Again if the same version you can copy /etc but if any different you have to be careful as new version may also have changes that you want or old settings are not required with a new verison. I try to copy any system file I edit into my /home so I only backup /home and have system modify settings I might need.

More detail on /etc files to backup - post #3:

Files to include or exclude from full system backup.

Some files to exclude from /home:

February 23rd, 2012, 01:52 AM
Great, yes, it will be exact same version, 10.04 studio LTS. You almost gave me too much info earlier I had trouble making out exactly what was relevant to the way I decided to do it but I have a very clear idea now, thanks.
I apt-clean'd a good while back so will use whatever is there now, should save a bit of dl'ing.
Should be getting SSD in morning so will probably get straight into it and will let you know how it goes.

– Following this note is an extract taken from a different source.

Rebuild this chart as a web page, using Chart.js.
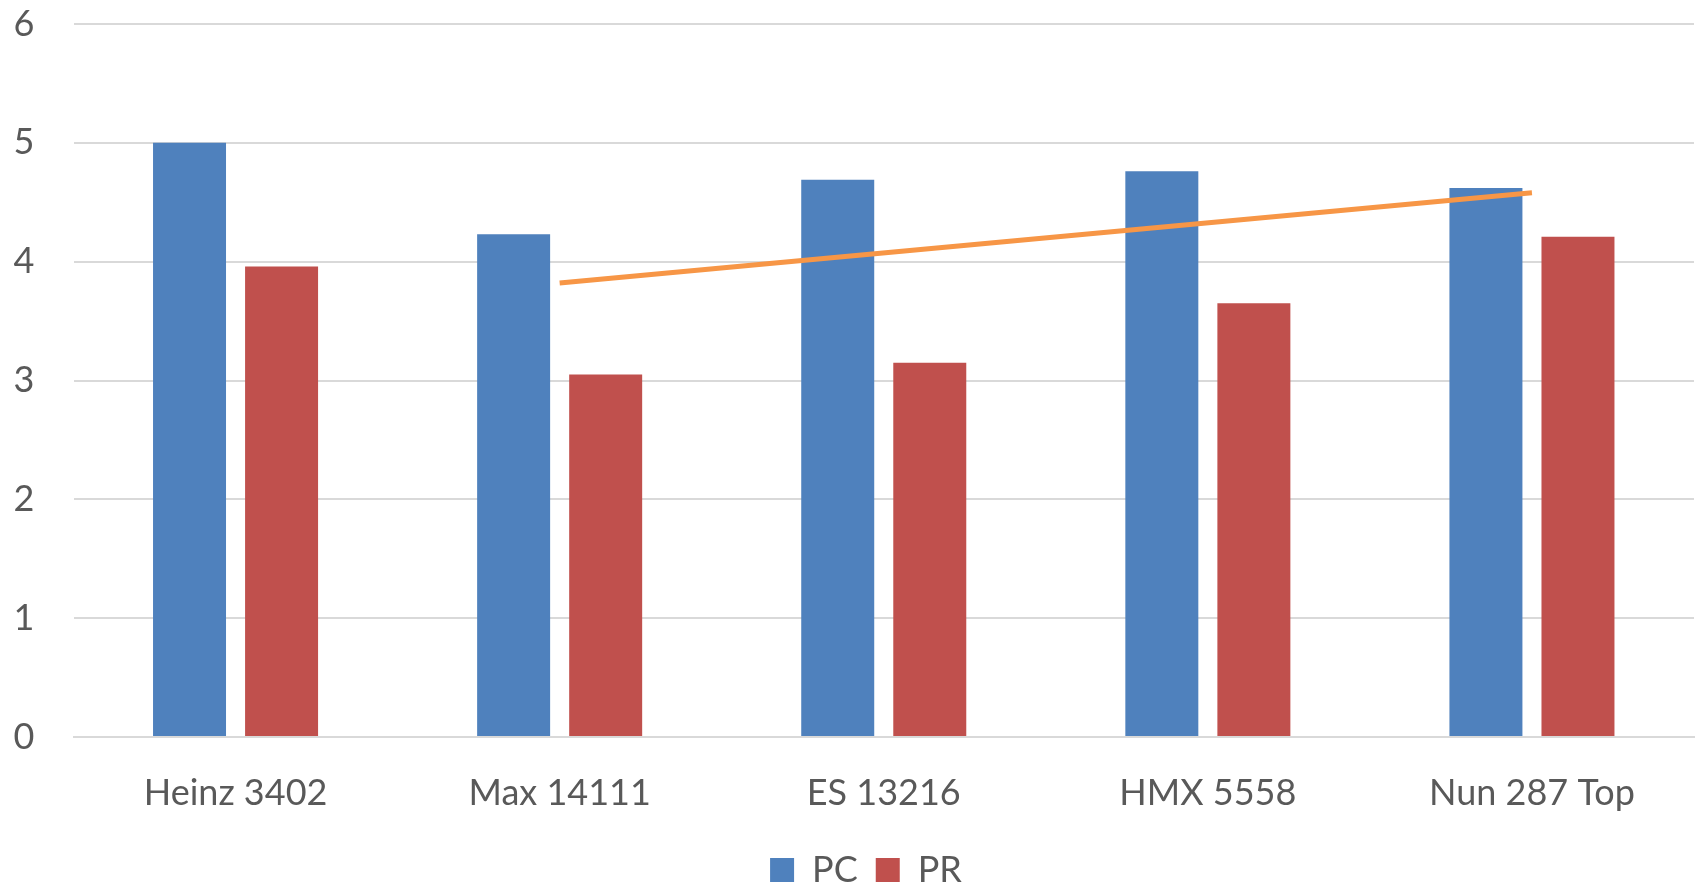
<!DOCTYPE html>
<html>
<head>
<meta charset="utf-8">
<script src="https://cdn.jsdelivr.net/npm/chart.js@4"></script>
<style>
  body { margin: 0; background: #fff; }
  #wrap { width: 1696px; height: 883px; }
</style>
</head>
<body>
<div id="wrap"><canvas id="chart" width="1696" height="883"></canvas></div>
<script>
const categories = ['Heinz 3402', 'Max 14111', 'ES 13216', 'HMX 5558', 'Nun 287 Top'];
const pcValues = [5.0, 4.23, 4.69, 4.76, 4.62];
const prValues = [3.96, 3.05, 3.15, 3.65, 4.21];
// orange line: only its two end values, drawn straight between them
const trendValues = [null, 3.82, null, null, 4.58];
const yTicks = [0, 1, 2, 3, 4, 5, 6];

const textColor = '#595959';
const fontFamily = 'Lato, "Open Sans", sans-serif';

const ctx = document.getElementById('chart').getContext('2d');
new Chart(ctx, {
    type: 'bar',
    data: {
        labels: categories,
        datasets: [
            { label: 'PC', data: pcValues, backgroundColor: '#4f81bd', order: 2,
              categoryPercentage: 0.568, barPercentage: 0.793 },
            { label: 'PR', data: prValues, backgroundColor: '#c0504d', order: 2,
              categoryPercentage: 0.568, barPercentage: 0.793 },
            { type: 'line', label: 'trend', data: trendValues, order: 0, spanGaps: true,
              borderColor: '#f79646', borderWidth: 5, pointRadius: 0, fill: false }
        ]
    },
    options: {
        responsive: false,
        animation: false,
        // left padding moves the legend centre; y labels are drawn mirrored with a negative
        // padding so they still sit at the far left
        layout: { padding: { left: 38, right: 2, top: 0, bottom: -15 } },
        scales: {
            x: {
                grid: { display: false, drawTicks: false },
                border: { display: true, color: '#d9d9d9', width: 2 },
                ticks: { color: textColor, font: { family: fontFamily, size: 36 }, padding: 35 },
                afterFit: axis => { axis.height = 97; }
            },
            y: {
                min: 0, max: 6,
                afterBuildTicks: axis => { axis.ticks = yTicks.map(v => ({ value: v })); },
                grid: { color: '#d9d9d9', lineWidth: 2, drawTicks: false },
                border: { display: false },
                ticks: { color: textColor, font: { family: fontFamily, size: 36 }, mirror: true, padding: -60 },
                afterFit: axis => { axis.width = 35.5; axis.paddingTop = 24; }
            }
        },
        plugins: {
            tooltip: { enabled: false },
            legend: {
                position: 'bottom',
                labels: {
                    filter: item => item.datasetIndex < 2,
                    boxWidth: 24, boxHeight: 24, padding: 18,
                    color: textColor, font: { family: fontFamily, size: 36 }
                }
            }
        }
    }
});
</script>
</body>
</html>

Thanks a million for your time

March 3rd, 2012, 12:32 PM
Just to report back, all went smoothly when SSD finally arrived.
Only hitch was Win7 which I ended up clean-installing, no harm.

I just partitioned as normal, install Win7 then Ubuntu and grub.
Installed all packages from package list, saved 2.5GB download by keeping /var/cache/apt/archives.
Then copied my old /home and /etc to new system, excluding suggested files.

Left /home on SSD, all Data Folders on 1TB drive and linked to both Ubuntu and Win7, mounted at /media for convenience.
All Data folders, /home, /etc, and /var/cache/apt/archives/ are rsynced to an ntfs and ext4 partition on 500GB, mounted at /mnt and hidden in nautilus.

Everything running great (and fast) too.

Thanks for the help, you made this so easy.